Ok, DS always says that the DB queries takes usually less that half a second.
And all the pages takes the most of its time in this step (according to DS), examples of different requests:

+31.1 ms: Served file /var/www/migration_test2/packages/dotlrn/www/one-community.adp with adp_parse_ad_conn_file - 38167.7 ms

OR

+31.9 ms: Served file /var/www/migration_test2/packages/dotlrn/www/members.adp with adp_parse_ad_conn_file - 64022.8 ms

OR

+40.1 ms: Served file /var/www/migration_test2/packages/dotlrn/www/index.adp with adp_parse_ad_conn_file - 17027.9 ms

OR

+39.4 ms: Served file /var/www/migration_test2/packages/acs-admin/www/index.adp with adp_parse_ad_conn_file - 31766.9 ms

OR

+31.1 ms: Served file /var/www/migration_test2/packages/acs-lang/www/admin/index.adp with adp_parse_ad_conn_file - 6373.0 ms

whenever I hit a page, in the machine that has aolserver running, the processor gets almost 100% used, and like 512MB Ram is still free. The DB server never gets fully used, actually, is always returning the query request quite fast.

This is our configuration:
Aolserver (oacs): Dual Pentium III 1.4Ghz, 2GB ram, SCSI drives (dell blade server)
PG 7.4.1: Dual Xeon 2.8 Ghz 4GB ram, SCSI

Any suggestions?

Collapse
Posted by Tom Ayles on
When I was testing how a project would perform with large numbers of site nodes, I came across a similar problem. The way I went about tracing the issue was to stick a bunch of statements like the following:

ns_log Notice "[clock clicks -milliseconds] entered blah.tcl"

...into the tops of each main Tcl script and template script that got called in turn, so that I could get a rough idea of which Tcl file was taking the time from looking at the error log. I also wrote a little 10-line Perl script that could take these log statements and calculate the deltas - though that's more for convenience than anything (can send you the script if you want, let me know).
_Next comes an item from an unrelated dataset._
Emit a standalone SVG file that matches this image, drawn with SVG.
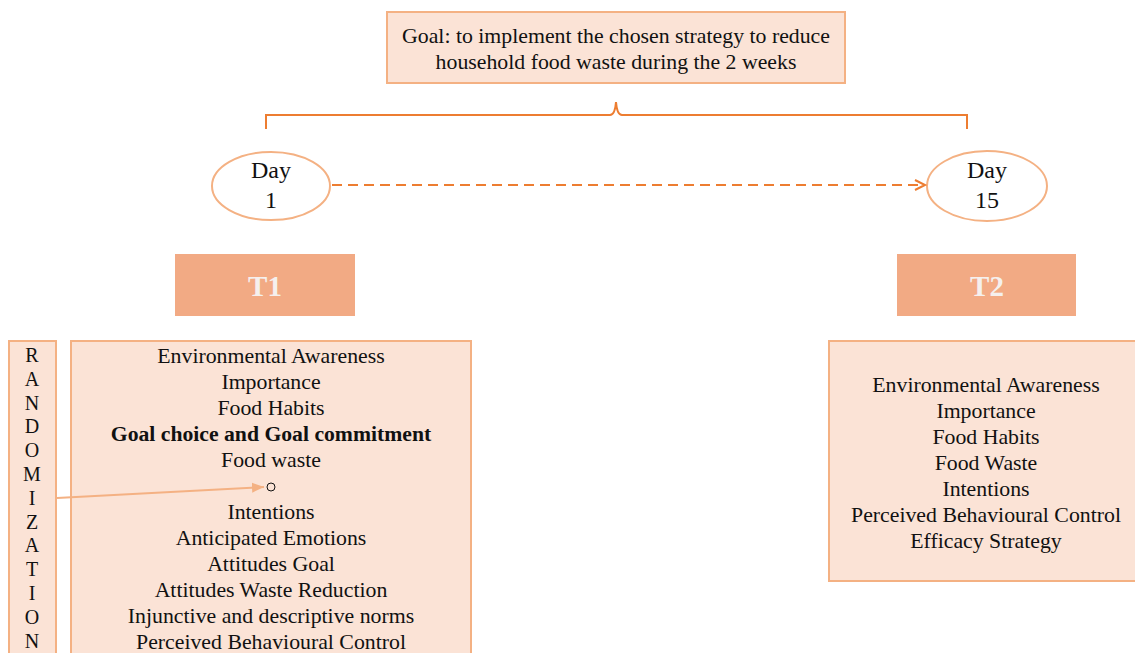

Once I'd found which scripts were taking the time, I added more logging statements like that to track which Tcl calls were to blame until I isolated the problem. In my case (on OpenACS 5.0-based system), I tracked it down to site_node::get_url_from_object_id which used to scan through the entire site nodes nsv to get its result. A glance at current code makes me think this issue is fixed in 5.1 with an nsv set from object_id to url.

Collapse
Posted by Jeff Davis on
make sure you have vacuumed (vacuumdb -f -z -v DBNAME) and you should check that your pg buffers and sortmem are large enough and that you have upped the kernel shared mem limits (all I think covered in the standard docs iirc).

How large is the aolserver process? Have you checked if the machine is thrashing (with vmstat for example), I know it says 512mb is free but that might mean you are bumping into some per process memory limit.